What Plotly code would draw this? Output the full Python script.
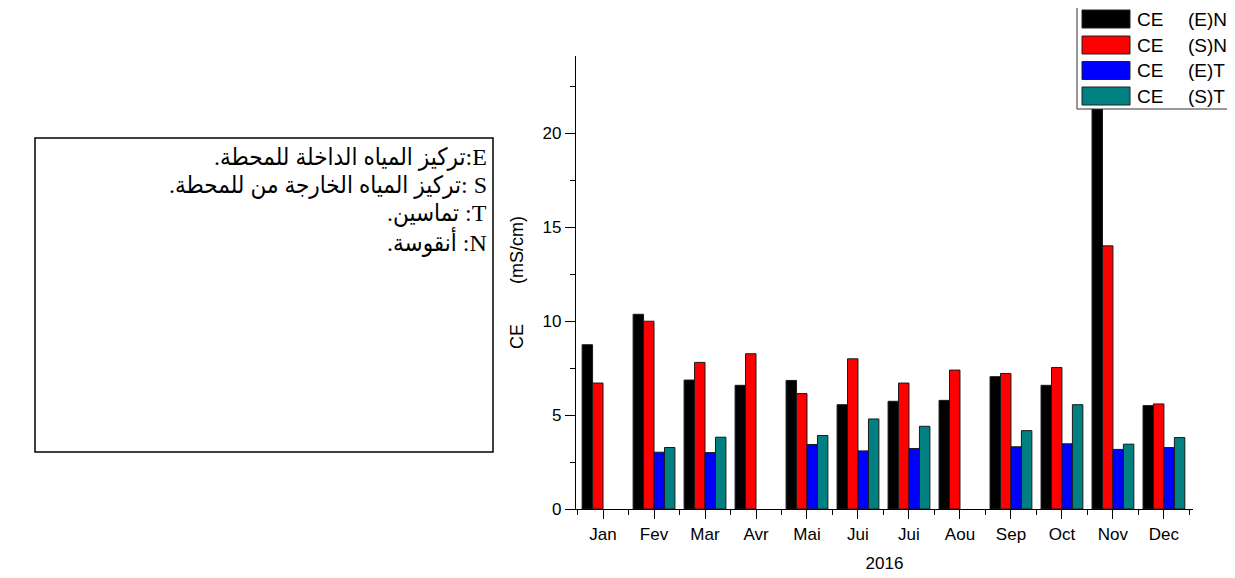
import plotly.graph_objects as go

# ---- data ----
months = ["Jan", "Fev", "Mar", "Avr", "Mai", "Jui", "Jui", "Aou", "Sep", "Oct", "Nov", "Dec"]
ce_EN = [8.74, 10.36, 6.86, 6.58, 6.84, 5.55, 5.73, 5.78, 7.04, 6.58, 23.0, 5.50]
ce_SN = [6.70, 9.99, 7.80, 8.26, 6.14, 7.99, 6.70, 7.39, 7.21, 7.53, 14.0, 5.59]
ce_ET = [None, 3.02, 3.00, None, 3.43, 3.09, 3.22, None, 3.31, 3.47, 3.17, 3.27]
ce_ST = [None, 3.27, 3.82, None, 3.91, 4.79, 4.40, None, 4.17, 5.55, 3.45, 3.80]
series_names = ["CE   (E)N", "CE   (S)N", "CE   (E)T", "CE   (S)T"]
series_values = [ce_EN, ce_SN, ce_ET, ce_ST]
colors = ["#000000", "#FF0000", "#0000FF", "#008080"]
note_lines = [
    "E:تركيز المياه الداخلة للمحطة.",
    "S :تركيز المياه الخارجة من للمحطة.",
    "T: تماسين.",
    "N: أنقوسة.",
]
x_title = "2016"
y_title = "CE        (mS/cm)"

W, H = 1235, 578
OFF = 8  # page body margin
L, R, T, B = 576 - OFF, 1193 - OFF, 56 - OFF, 509 - OFF  # plot area in figure pixels


def px(x):
    return (x - OFF - L) / (R - L)


def py(y):
    return (B - (y - OFF)) / (B - T)


xpos = list(range(len(months)))

fig = go.Figure()
for name, vals, col in zip(series_names, series_values, colors):
    fig.add_trace(go.Bar(
        x=xpos, y=vals, name=name,
        marker=dict(color=col, line=dict(color="#1a1a1a", width=1)),
        showlegend=False,
    ))

axis_font = dict(family="Liberation Sans, Arial, sans-serif", size=17, color="black")

fig.update_layout(
    width=W, height=H,
    margin=dict(l=L, r=W - R, t=T, b=H - B, pad=0),
    barmode="group", bargap=0.18, bargroupgap=0,
    plot_bgcolor="white", paper_bgcolor="white",
    font=axis_font,
    showlegend=False,
)
fig.update_xaxes(
    range=[-0.53, 11.57],
    tickmode="array", tickvals=xpos, ticktext=months,
    ticks="outside", ticklen=9, tickwidth=1, tickcolor="black",
    minor=dict(tickmode="linear", tick0=0.5, dtick=1, ticks="outside",
               ticklen=5, tickwidth=1, tickcolor="black"),
    showline=True, linecolor="black", linewidth=1.3,
    showgrid=False, zeroline=False,
    title=dict(text=x_title, font=dict(size=17), standoff=14),
    tickfont=axis_font,
)
fig.update_yaxes(
    range=[0, 24.1],
    tickmode="linear", tick0=0, dtick=5,
    ticks="outside", ticklen=10, tickwidth=1, tickcolor="black",
    minor=dict(tickmode="linear", tick0=0, dtick=2.5, ticks="outside",
               ticklen=5, tickwidth=1, tickcolor="black"),
    showline=True, linecolor="black", linewidth=1.3,
    showgrid=False, zeroline=False,
    title=dict(text=y_title.replace(" ", "\u00a0") + "\u00a0" * 4,
               font=dict(size=18), standoff=14),
    tickfont=axis_font,
)

shapes = []
annotations = []

# ---- legend (custom, large swatches) ----
shapes.append(dict(type="rect", xref="paper", yref="paper",
                   x0=px(1077), x1=px(1234), y0=py(5), y1=py(109),
                   line=dict(color="#333333", width=1), fillcolor="white", layer="above"))
row_centers = [19, 45, 70.5, 96]
for name, col, yc in zip(series_names, colors, row_centers):
    shapes.append(dict(type="rect", xref="paper", yref="paper",
                       x0=px(1082), x1=px(1130), y0=py(yc - 9), y1=py(yc + 9),
                       line=dict(color="#222222", width=1), fillcolor=col, layer="above"))
    left, right = name.split()
    annotations.append(dict(xref="paper", yref="paper", x=px(1135), y=py(yc),
                            text=left, showarrow=False, xanchor="left", yanchor="middle",
                            font=dict(family="Liberation Sans, Arial", size=19, color="black")))
    annotations.append(dict(xref="paper", yref="paper", x=px(1186), y=py(yc),
                            text=right, showarrow=False, xanchor="left", yanchor="middle",
                            font=dict(family="Liberation Sans, Arial", size=19, color="black")))

# ---- note box ----
shapes.append(dict(type="rect", xref="paper", yref="paper",
                   x0=px(35), x1=px(493), y0=py(138), y1=py(452),
                   line=dict(color="black", width=1.5), fillcolor="rgba(0,0,0,0)"))
line_centers = [157, 185, 213, 242]
for txt, yc in zip(note_lines, line_centers):
    annotations.append(dict(xref="paper", yref="paper", x=px(489), y=py(yc),
                            text="\u202b" + txt + "\u202c", showarrow=False,
                            xanchor="right", yanchor="middle", align="right",
                            font=dict(family="Liberation Serif, DejaVu Sans Condensed, DejaVu Sans",
                                      size=24, color="black")))

fig.update_layout(shapes=shapes, annotations=annotations)
fig.write_html("out.html")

■ **Written task**: Print, exactly as written, the lines above from the first one to the one containing "import plotly.graph_objects as go". Leave out pictures.

■ **Worked answer**:
What Plotly code would draw this? Output the full Python script.
import plotly.graph_objects as go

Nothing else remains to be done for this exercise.